What They Actually Want
The leaked WhatsApp messages from inside the Alternative for Germany are the kind of thing that makes you feel like you’re reading fiction, except they’re not. This is what these people actually want to do when they get power. Suppress the media. Purge journalists. Close critical newspapers and websites. Make it work like Russia, China, Turkey.
One local AfD official—a federal police officer, somehow—spelled it out in the group chat: When we take power, a committee has to review and cleanse all journalists and editors. Fire the bosses immediately. Ban anti-people media.
The media lies, so they need to infiltrate it. He even cited Joseph Goebbels like it’s a playbook.
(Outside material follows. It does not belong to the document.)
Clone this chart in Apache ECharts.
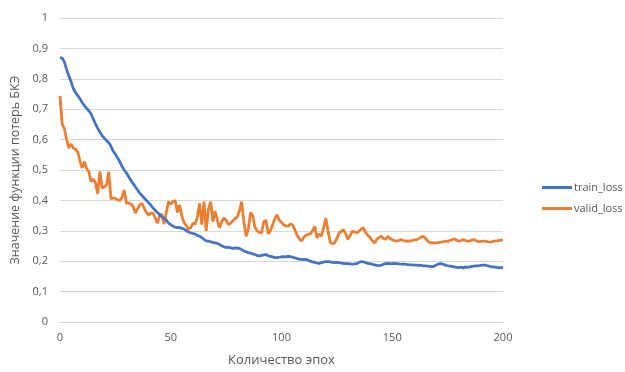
<!DOCTYPE html>
<html>
<head>
<meta charset="utf-8">
<script src="https://cdn.jsdelivr.net/npm/echarts@6/dist/echarts.min.js"></script>
<style>html,body{margin:0;padding:0;background:#fff}#c{width:625px;height:372px}</style>
</head>
<body>
<div id="c"></div>
<script>
var seriesNames = ['train_loss', 'valid_loss'];
var xTicks = [0, 50, 100, 150, 200];
var yTicks = [0, 0.1, 0.2, 0.3, 0.4, 0.5, 0.6, 0.7, 0.8, 0.9, 1];
var trainLoss = [
0.870,0.868,0.855,0.830,0.810,0.790,0.768,0.755,0.745,0.735,
0.722,0.712,0.703,0.695,0.685,0.668,0.652,0.638,0.625,0.613,
0.605,0.597,0.590,0.578,0.562,0.552,0.540,0.527,0.512,0.500,
0.490,0.478,0.466,0.455,0.445,0.434,0.424,0.416,0.408,0.400,
0.392,0.385,0.375,0.367,0.360,0.353,0.346,0.340,0.335,0.325,
0.320,0.315,0.312,0.310,0.311,0.308,0.306,0.300,0.296,0.293,
0.291,0.289,0.285,0.282,0.278,0.272,0.267,0.266,0.264,0.262,
0.260,0.259,0.255,0.251,0.247,0.245,0.246,0.244,0.242,0.244,
0.243,0.242,0.238,0.234,0.231,0.228,0.227,0.224,0.222,0.219,
0.217,0.219,0.221,0.222,0.218,0.216,0.214,0.212,0.212,0.213,
0.214,0.215,0.214,0.216,0.215,0.213,0.211,0.209,0.207,0.206,
0.205,0.206,0.203,0.200,0.198,0.196,0.194,0.193,0.195,0.197,
0.199,0.199,0.198,0.196,0.195,0.196,0.195,0.194,0.193,0.192,
0.192,0.191,0.190,0.191,0.192,0.196,0.199,0.198,0.195,0.193,
0.192,0.190,0.188,0.186,0.185,0.187,0.190,0.192,0.193,0.192,
0.192,0.193,0.192,0.191,0.190,0.191,0.190,0.189,0.188,0.188,
0.187,0.187,0.186,0.186,0.185,0.185,0.184,0.183,0.182,0.184,
0.188,0.191,0.192,0.190,0.187,0.185,0.184,0.183,0.181,0.180,
0.179,0.181,0.178,0.181,0.180,0.181,0.183,0.184,0.185,0.185,
0.186,0.187,0.187,0.185,0.183,0.181,0.181,0.180,0.179,0.179,
0.179];
var validLoss = [
0.744,0.650,0.635,0.600,0.572,0.586,0.572,0.568,0.560,0.530,
0.507,0.527,0.505,0.495,0.462,0.470,0.458,0.422,0.495,0.440,
0.445,0.450,0.494,0.405,0.408,0.407,0.402,0.400,0.410,0.434,
0.390,0.392,0.388,0.380,0.358,0.372,0.385,0.390,0.375,0.360,
0.352,0.358,0.358,0.342,0.325,0.350,0.355,0.322,0.360,0.396,
0.388,0.397,0.400,0.360,0.385,0.350,0.326,0.318,0.305,0.310,
0.325,0.322,0.345,0.390,0.320,0.396,0.300,0.370,0.396,0.330,
0.365,0.335,0.310,0.330,0.342,0.335,0.320,0.325,0.332,0.340,
0.345,0.365,0.396,0.330,0.282,0.305,0.360,0.350,0.312,0.300,
0.295,0.293,0.330,0.335,0.290,0.300,0.320,0.340,0.353,0.335,
0.328,0.320,0.316,0.315,0.322,0.320,0.304,0.285,0.275,0.266,
0.278,0.285,0.288,0.290,0.300,0.315,0.277,0.290,0.282,0.310,
0.342,0.300,0.262,0.258,0.260,0.275,0.293,0.298,0.304,0.290,
0.272,0.285,0.299,0.296,0.293,0.299,0.306,0.310,0.294,0.285,
0.277,0.268,0.260,0.272,0.278,0.282,0.275,0.272,0.282,0.275,
0.270,0.268,0.266,0.268,0.271,0.268,0.266,0.267,0.266,0.268,
0.270,0.271,0.275,0.279,0.282,0.276,0.266,0.260,0.261,0.260,
0.260,0.262,0.263,0.264,0.266,0.265,0.268,0.271,0.274,0.270,
0.266,0.268,0.271,0.268,0.266,0.266,0.270,0.271,0.267,0.264,
0.265,0.266,0.266,0.264,0.263,0.264,0.266,0.267,0.268,0.269,
0.270];

function pairs(arr){ return arr.map(function(v,i){ return [i, v]; }); }
var FONT = '"Open Sans", "Noto Sans", sans-serif';
var chart = echarts.init(document.getElementById('c'), null, {renderer:'canvas'});
chart.setOption({
  animation: false,
  backgroundColor: '#ffffff',
  grid: {left: 60, right: 122, top: 18, bottom: 47, containLabel: false},
  legend: {
    orient: 'vertical', left: 537, top: 177, itemGap: 10,
    itemWidth: 30, itemHeight: 3, icon: 'rect',
    textStyle: {color: '#595959', fontSize: 11, fontFamily: FONT, padding: [0,0,0,-3]},
    data: seriesNames
  },
  xAxis: {
    type: 'value', min: xTicks[0], max: xTicks[xTicks.length-1], interval: 50,
    name: 'Количество эпох', nameLocation: 'middle', nameGap: 32,
    nameTextStyle: {color: '#595959', fontSize: 13, fontFamily: FONT},
    axisLine: {show: true, lineStyle: {color: '#d9d9d9', width: 1}},
    axisTick: {show: false},
    splitLine: {show: false},
    axisLabel: {color: '#595959', fontSize: 11, fontFamily: FONT, margin: 10}
  },
  yAxis: {
    type: 'value', min: yTicks[0], max: yTicks[yTicks.length-1], interval: 0.1,
    name: 'Значение функции потерь БКЭ', nameLocation: 'middle', nameGap: 37,
    nameTextStyle: {color: '#595959', fontSize: 12.5, fontFamily: FONT},
    axisLine: {show: false}, axisTick: {show: false},
    splitLine: {show: true, lineStyle: {color: '#d9d9d9', width: 1}},
    axisLabel: {color: '#595959', fontSize: 11, fontFamily: FONT, margin: 12,
      formatter: function(v){ return String(Math.round(v*10)/10).replace('.', ','); }}
  },
  series: [
    {name: seriesNames[0], type: 'line', data: pairs(trainLoss), symbol: 'none',
     lineStyle: {color: '#4472C4', width: 2.75}, itemStyle: {color: '#4472C4'}, z: 3},
    {name: seriesNames[1], type: 'line', data: pairs(validLoss), symbol: 'none',
     lineStyle: {color: '#ED7D31', width: 2.75}, itemStyle: {color: '#ED7D31'}, z: 2}
  ]
});
</script>
</body>
</html>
The threads are full of it. Violence fantasies. Conspiracy theories. Petty infighting about whether they should distance themselves from the street-level extremists who’ve actually kept the movement alive. It’s absurd and petty and genuinely unsettling all at once.
What gets to me is how easily people dismiss this. Like it’s too stupid to matter, too cartoonish to be real. But we’ve watched it happen. Trump, Erdogan, Orban—these weren’t theoretical. Once you’re willing to say the quiet part out loud in a group chat, once people are nodding along, you’re already halfway there.
The AfD isn’t a political party with different opinions on economics. It’s a vehicle for people who want to decide what you read, what you watch, what you’re allowed to think. They’re not hiding it anymore. They’re discussing it like it’s already decided.
The worst part is knowing the conversation never stops. Different countries, different languages, same wish: power without criticism, order without anyone arguing back. The kind of clarity you only get when you’ve already decided half the country is the enemy.